17) Those calling Israel a Nazi state while claiming support for a two-state solution puts them in a position of eventually accepting Israels continued existence even though the lesson of WWII is that no Nazi regime should be allowed to remain. Hence the stupidity of calling Israel a Nazi state (because they are not one anyway), or even an apartheid state similar to the old South Africa. I used to be anti-Israel until I read more and realized that I had been buying into all of the sh*t spewed by the pro-Palestinian/anti-Israel propagandists. I'm sorry I ever felt that way, particularly since any objective, rational comparison of the two sides clearly reveals too many of Israel's opponents in the region to be unworthy of much sympathy at all, in how they treat their own people, let alone the dreaded infidels of various stripes. Even in recognition of a number of things Israel does (even if all or most of it is in response to moves against it), anyone who does not think that Israel is by far the best nation in that region (justice-wise, fairness-wise, you name it) is, to put it mildly, a very ignorant and misguided individual.

Bob Tiernan

Posted by: darrelplant | Jan 6, 2009 2:20:45 AM

With the kind of Jew hatred taught to Muslims from an early age...

Gee, Bob, you're sure putting a lot of weight of the fathers on a population where (according to the CIA World Factbook) 44% of the population is under the age of 17.

I guess Republicans really believe in that first part of Christ's words: "Suffer the children..."

Posted by: melch | Jan 6, 2009 7:09:53 AM

"Any proposal which results in the immediate or eventual destruction of Israel is not acceptable."

Not destruction, of course.
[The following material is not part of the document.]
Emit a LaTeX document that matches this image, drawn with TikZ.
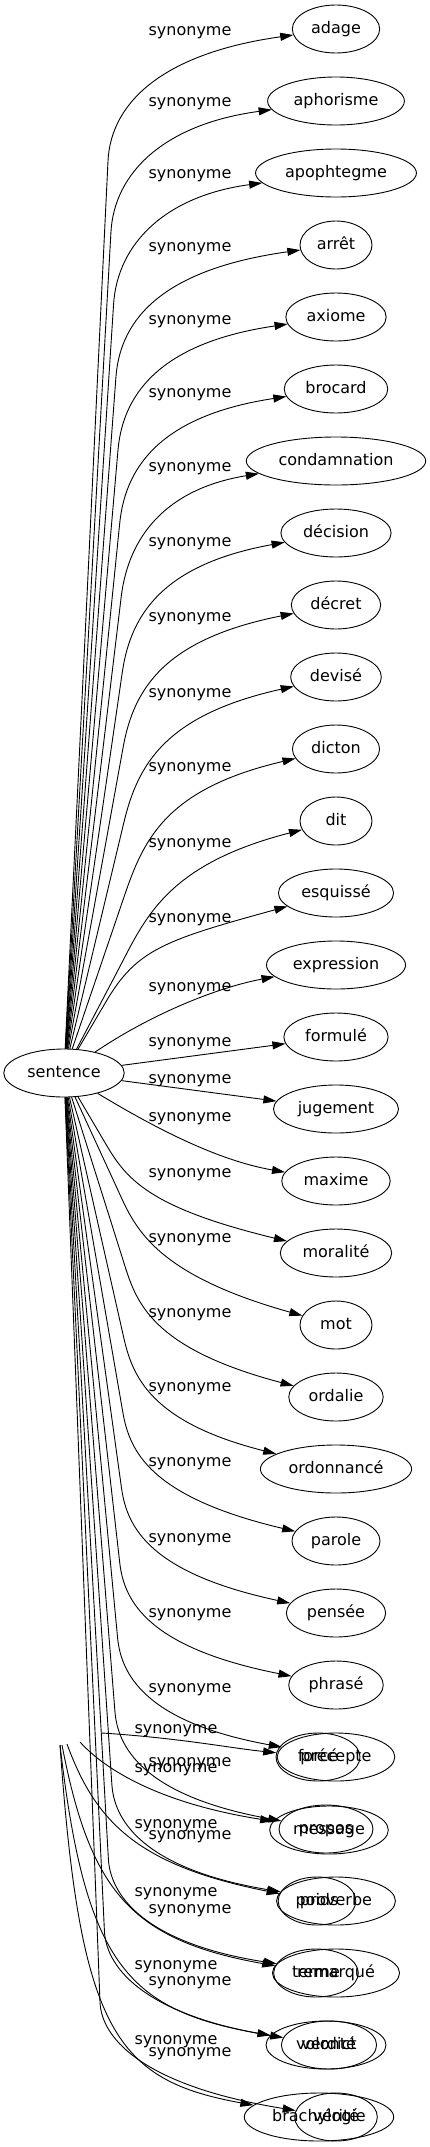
\documentclass[tikz,border=0pt]{standalone}
\usepackage{fontspec}
\setmainfont{DejaVu Sans}
\usetikzlibrary{shapes.geometric,arrows.meta,calc}

\tikzset{
  word/.style={draw, ellipse, line width=0.9pt, minimum width=72pt, minimum height=48pt,
    inner xsep=6pt, inner ysep=2pt, text height=12pt, text depth=3.5pt,
    font=\fontsize{16}{19}\selectfont},
  lbl/.style={inner sep=0pt, text height=12pt, text depth=3.5pt, font=\fontsize{16}{19}\selectfont},
  synarrow/.style={-{Triangle[length=13pt,width=8pt]}, line width=0.9pt}
}

\begin{document}
\begin{tikzpicture}[x=1pt,y=-1pt]
  \useasboundingbox (0,0) rectangle (429,2147);

  \node[word] (sentence) at (64,1073) {sentence};

  % synonym column
  \foreach \nm/\txt/\x/\y in {adage/adage/336/29, aphorisme/aphorisme/336/101,
      apophtegme/apophtegme/336/173, arret/arrêt/336/245, axiome/axiome/336/317,
      brocard/brocard/336/389, condamnation/condamnation/336/461,
      decision/décision/336/533, decret/décret/336/605, devise/devisé/336/677,
      dicton/dicton/336/749, dit/dit/336/821, esquisse/esquissé/336/893,
      expression/expression/336/965, formule/formulé/336/1037,
      jugement/jugement/336/1109, maxime/maxime/336/1181, moralite/moralité/336/1253,
      mot/mot/336/1325, ordalie/ordalie/336/1397, ordonnance/ordonnancé/336/1469,
      parole/parole/336/1541, pensee/pensée/336/1613, phrase/phrasé/336/1685,
      precepte/précepte/336/1757, propos/propos/326/1829, proverbe/proverbe/336/1901,
      remarque/remarqué/336/1973, verdict/verdict/329/2045, verite/vérité/336/2117}
    \node[word] (\nm) at (\x,\y) {\txt};

  % second set, drawn over the last slots
  \node[word, minimum width=84pt] (force) at (318,1757) {forcé};
  \node[word] (message) at (329,1830) {message};
  \node[word] (poids) at (317,1901) {poids};
  \node[word] (terme) at (316,1973) {terme};
  \node[word, minimum width=120pt] (volonte) at (326,2045) {volonté};
  \node[word] (brachylogie) at (319,2117) {brachylogie};

  % edges going up
  \foreach \nm/\y/\ly in {adage/29/31, aphorisme/101/102, apophtegme/173/174,
      arret/245/247, axiome/317/320, brocard/389/393, condamnation/461/467,
      decision/533/542, decret/605/617, devise/677/693, dicton/749/767,
      dit/821/843, esquisse/893/918} {
    \pgfmathsetmacro\D{1073-\y}
    \pgfmathsetmacro\xv{\D>=300 ? 124-16*((\D-300)/744)^2 : 80+\D/300*44}
    \pgfmathsetmacro\vy{min(\ly+130,\y+0.6*\D)}
    \draw[synarrow] (sentence) -- (\xv,\vy)
      .. controls ($(\xv,\vy)!-60pt!(sentence)$) and (165,\ly+22) .. (\nm);
    \node[lbl] (l-\nm) at (190,\ly) {synonyme};
  }

  % edges near the middle
  \draw[synarrow] (sentence) .. controls (150,1015) and (215,988) .. (expression);
  \draw[synarrow] (sentence) -- (formule);
  \draw[synarrow] (sentence) -- (jugement);
  \draw[synarrow] (sentence) .. controls (150,1125) and (215,1160) .. (maxime);
  \node[lbl] (l-expression) at (190,987) {synonyme};
  \node[lbl] (l-formule) at (190,1042) {synonyme};
  \node[lbl] (l-jugement) at (190,1079) {synonyme};
  \node[lbl] (l-maxime) at (190,1117) {synonyme};

  % edges going down
  \foreach \nm/\y/\ly in {moralite/1253/1173, mot/1325/1238, ordalie/1397/1313,
      ordonnance/1469/1387, parole/1541/1462, pensee/1613/1538, phrase/1685/1613,
      precepte/1757/1688, propos/1829/1762, proverbe/1901/1835,
      remarque/1973/1909, verdict/2045/1981, verite/2117/2052} {
    \pgfmathsetmacro\D{\y-1073}
    \pgfmathsetmacro\xv{\D>=300 ? 124-24*((\D-300)/744)^2 : 80+\D/300*44}
    \pgfmathsetmacro\vy{max(\ly-50,\y-0.6*\D)}
    \draw[synarrow] (sentence) -- (\xv,\vy)
      .. controls ($(\xv,\vy)!-40pt!(sentence)$) and (150,\ly+35) .. (\nm);
    \node[lbl] (l-\nm) at (190,\ly) {synonyme};
  }

  % loose ends of the second set
  \coordinate (s1) at (102,1733);
  \coordinate (s2) at (80,1742);
  \coordinate (s3) at (67,1744);
  \coordinate (s4) at (62,1745);
  \coordinate (s5) at (60,1745);

  \draw[synarrow] (s1) .. controls (180,1738) and (230,1748) .. (force);
  \draw[synarrow] (s2) .. controls (110,1775) and (170,1805) .. (message);
  \draw[synarrow] (s3) .. controls (95,1820) and (135,1865) .. (poids);
  \draw[synarrow] (s4) .. controls (90,1890) and (130,1940) .. (terme);
  \draw[synarrow] (s5) .. controls (85,1960) and (125,2010) .. (volonte);
  \draw[synarrow] (s5) .. controls (80,2030) and (115,2080) .. (brachylogie);

  \node[lbl] (l2-force) at (176,1729) {synonyme};
  \node[lbl] (l2-message) at (176,1768) {synonyme};
  \node[lbl] (l2-poids) at (176,1824) {synonyme};
  \node[lbl] (l2-terme) at (176,1892) {synonyme};
  \node[lbl] (l2-volonte) at (176,1965) {synonyme};
  \node[lbl] (l2-brachylogie) at (176,2040) {synonyme};
\end{tikzpicture}
\end{document}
But the relevant comparison is Apartheid South Africa. European Jews occupied Palestine much the same way Europeans occupied South Africa. Eventually, the land was restored to those who'd actually lived there for over a thousand years. The same needs to happen in Palestine. So, in effect, the best result would be a single-state solution with Jews in the voting minority, as they would be if all residents of Palestine/Israel were fairly enfranchised as voters.